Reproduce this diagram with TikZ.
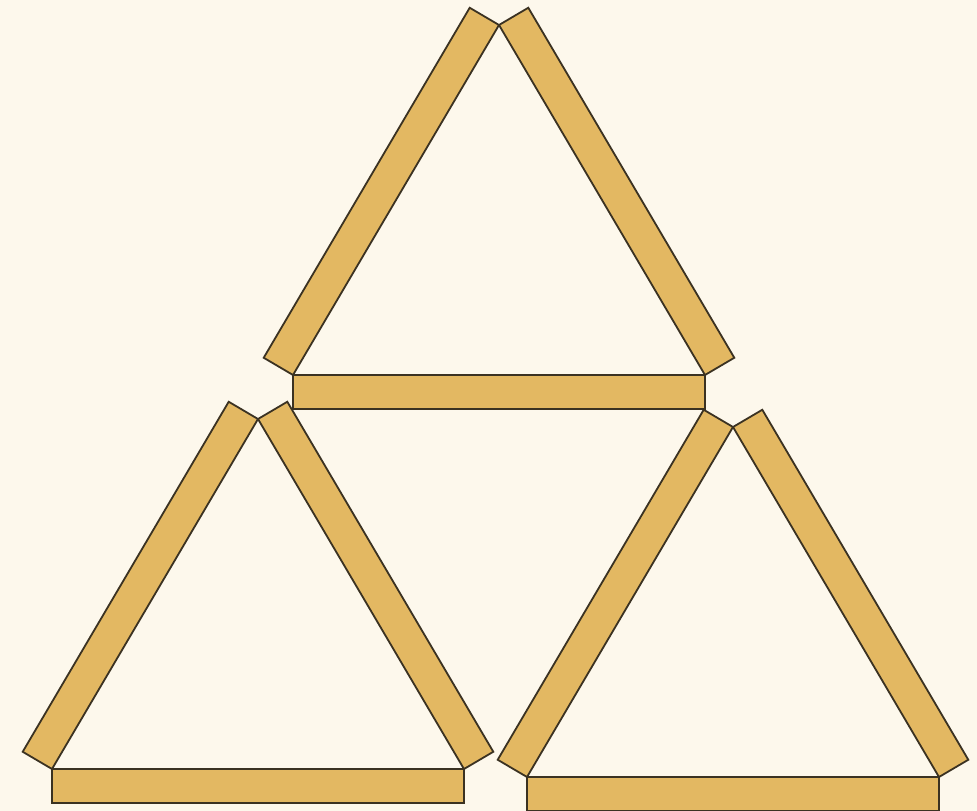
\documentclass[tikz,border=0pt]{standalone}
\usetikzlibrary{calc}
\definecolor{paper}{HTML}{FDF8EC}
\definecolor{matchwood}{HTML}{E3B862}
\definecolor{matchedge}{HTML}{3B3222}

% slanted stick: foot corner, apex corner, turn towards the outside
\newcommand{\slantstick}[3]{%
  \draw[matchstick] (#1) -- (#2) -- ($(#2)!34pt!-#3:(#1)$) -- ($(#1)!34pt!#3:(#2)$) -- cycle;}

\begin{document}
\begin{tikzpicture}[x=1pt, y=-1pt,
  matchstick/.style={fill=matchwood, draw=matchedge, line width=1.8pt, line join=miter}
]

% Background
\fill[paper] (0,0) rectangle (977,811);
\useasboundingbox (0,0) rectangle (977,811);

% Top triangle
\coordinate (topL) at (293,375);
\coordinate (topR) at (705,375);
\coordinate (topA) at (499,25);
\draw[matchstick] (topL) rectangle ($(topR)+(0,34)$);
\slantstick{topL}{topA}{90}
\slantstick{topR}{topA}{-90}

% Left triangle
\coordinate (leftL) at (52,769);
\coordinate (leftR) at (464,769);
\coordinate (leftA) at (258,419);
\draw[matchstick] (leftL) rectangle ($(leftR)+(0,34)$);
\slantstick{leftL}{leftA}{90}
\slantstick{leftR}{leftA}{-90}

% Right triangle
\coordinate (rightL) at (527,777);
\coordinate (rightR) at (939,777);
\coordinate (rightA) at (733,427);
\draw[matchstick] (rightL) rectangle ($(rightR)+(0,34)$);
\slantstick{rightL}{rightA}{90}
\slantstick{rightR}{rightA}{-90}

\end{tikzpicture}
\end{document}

────────────────────────────────────────

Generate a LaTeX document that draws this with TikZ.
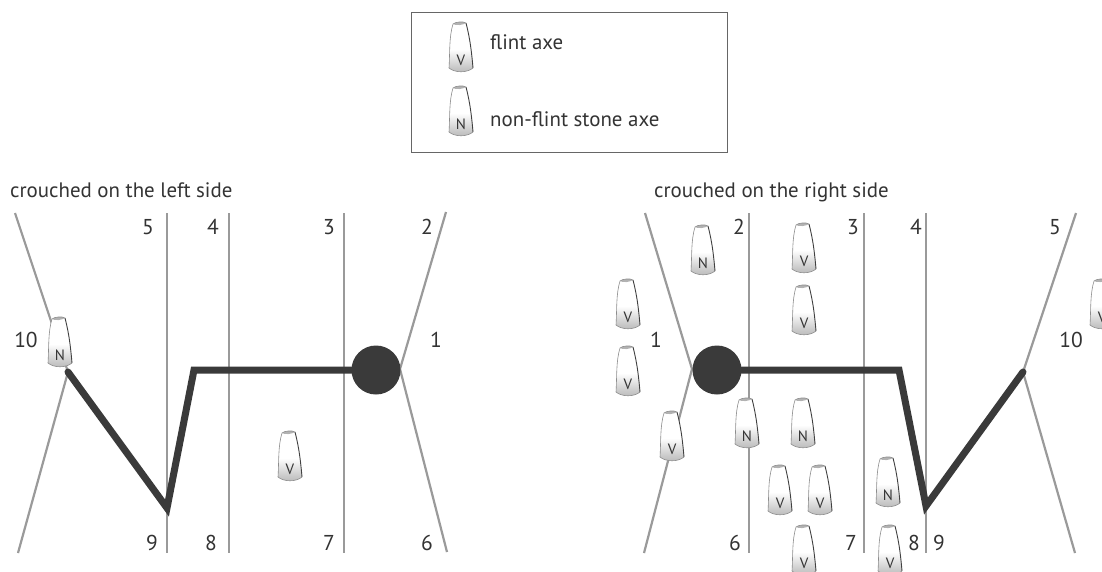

────────────────────────────────────────

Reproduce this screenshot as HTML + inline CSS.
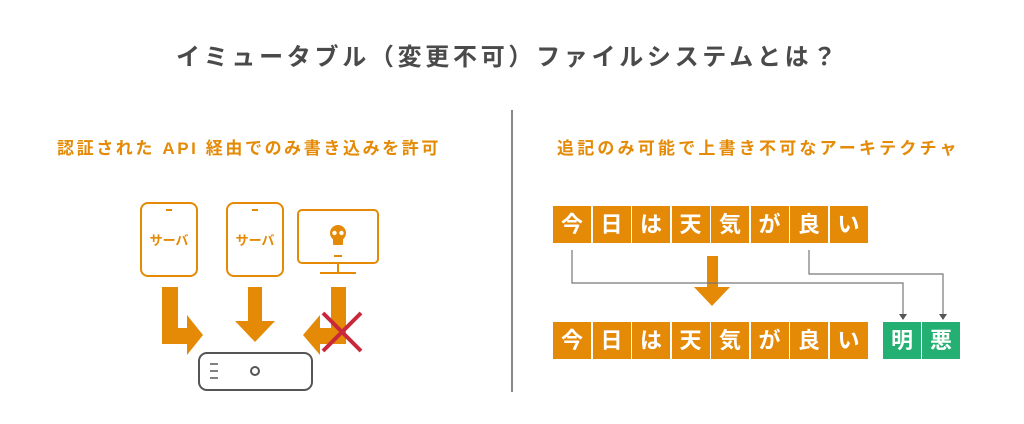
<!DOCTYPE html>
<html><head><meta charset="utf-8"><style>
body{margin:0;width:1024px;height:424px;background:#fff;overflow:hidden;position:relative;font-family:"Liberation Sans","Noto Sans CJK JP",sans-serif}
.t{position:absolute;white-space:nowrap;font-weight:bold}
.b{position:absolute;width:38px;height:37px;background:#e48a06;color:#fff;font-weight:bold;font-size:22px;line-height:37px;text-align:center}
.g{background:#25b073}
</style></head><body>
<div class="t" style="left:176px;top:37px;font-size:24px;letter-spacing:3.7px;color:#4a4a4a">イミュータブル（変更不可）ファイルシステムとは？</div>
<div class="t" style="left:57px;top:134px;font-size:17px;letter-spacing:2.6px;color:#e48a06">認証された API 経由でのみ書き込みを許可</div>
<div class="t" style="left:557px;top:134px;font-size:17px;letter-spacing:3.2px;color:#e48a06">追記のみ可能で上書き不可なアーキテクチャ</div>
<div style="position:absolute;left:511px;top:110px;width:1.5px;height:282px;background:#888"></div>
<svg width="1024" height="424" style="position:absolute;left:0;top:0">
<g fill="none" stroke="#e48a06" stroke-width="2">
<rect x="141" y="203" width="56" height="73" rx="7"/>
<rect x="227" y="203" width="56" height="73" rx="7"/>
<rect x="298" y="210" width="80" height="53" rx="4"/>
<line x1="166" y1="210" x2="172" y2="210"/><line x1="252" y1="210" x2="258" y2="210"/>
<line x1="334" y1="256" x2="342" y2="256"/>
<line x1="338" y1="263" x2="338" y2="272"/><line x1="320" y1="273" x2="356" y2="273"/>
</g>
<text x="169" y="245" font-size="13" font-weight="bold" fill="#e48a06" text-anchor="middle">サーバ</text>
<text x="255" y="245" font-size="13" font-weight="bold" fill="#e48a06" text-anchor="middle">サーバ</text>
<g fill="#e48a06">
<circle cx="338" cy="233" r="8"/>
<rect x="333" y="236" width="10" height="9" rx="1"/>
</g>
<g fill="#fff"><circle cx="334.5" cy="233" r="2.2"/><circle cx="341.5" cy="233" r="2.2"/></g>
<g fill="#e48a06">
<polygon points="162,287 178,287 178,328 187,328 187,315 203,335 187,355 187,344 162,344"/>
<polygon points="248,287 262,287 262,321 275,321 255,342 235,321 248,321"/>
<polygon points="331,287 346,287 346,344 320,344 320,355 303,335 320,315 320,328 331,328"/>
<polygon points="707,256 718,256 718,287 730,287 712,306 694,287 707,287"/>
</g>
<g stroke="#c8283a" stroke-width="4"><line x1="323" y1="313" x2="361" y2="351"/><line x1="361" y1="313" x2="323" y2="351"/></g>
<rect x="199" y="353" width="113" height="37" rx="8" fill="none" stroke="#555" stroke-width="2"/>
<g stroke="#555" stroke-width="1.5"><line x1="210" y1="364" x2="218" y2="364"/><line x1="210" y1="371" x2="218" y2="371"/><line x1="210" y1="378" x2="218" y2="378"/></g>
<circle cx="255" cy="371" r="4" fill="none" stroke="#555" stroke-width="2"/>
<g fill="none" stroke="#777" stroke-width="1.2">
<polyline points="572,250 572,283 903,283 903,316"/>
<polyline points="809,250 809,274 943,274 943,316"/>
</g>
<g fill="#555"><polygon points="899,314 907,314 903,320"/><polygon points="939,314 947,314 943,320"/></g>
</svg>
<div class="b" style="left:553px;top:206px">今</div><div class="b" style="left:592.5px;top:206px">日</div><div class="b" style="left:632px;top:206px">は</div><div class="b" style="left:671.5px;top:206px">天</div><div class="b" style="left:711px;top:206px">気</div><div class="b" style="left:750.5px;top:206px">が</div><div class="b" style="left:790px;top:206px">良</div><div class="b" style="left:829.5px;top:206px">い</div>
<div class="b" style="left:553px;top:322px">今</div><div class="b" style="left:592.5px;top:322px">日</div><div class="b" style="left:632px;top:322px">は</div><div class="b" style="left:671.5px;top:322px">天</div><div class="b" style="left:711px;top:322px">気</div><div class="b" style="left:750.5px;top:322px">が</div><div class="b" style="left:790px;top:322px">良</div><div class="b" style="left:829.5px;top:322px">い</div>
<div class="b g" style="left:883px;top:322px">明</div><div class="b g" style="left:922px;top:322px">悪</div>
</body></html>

────────────────────────────────────────

◆ PROBLEM
What is the number of lines in this material that hold the string "Reproduce"? Answer with that number only.

◆ WRITTEN ANSWER
2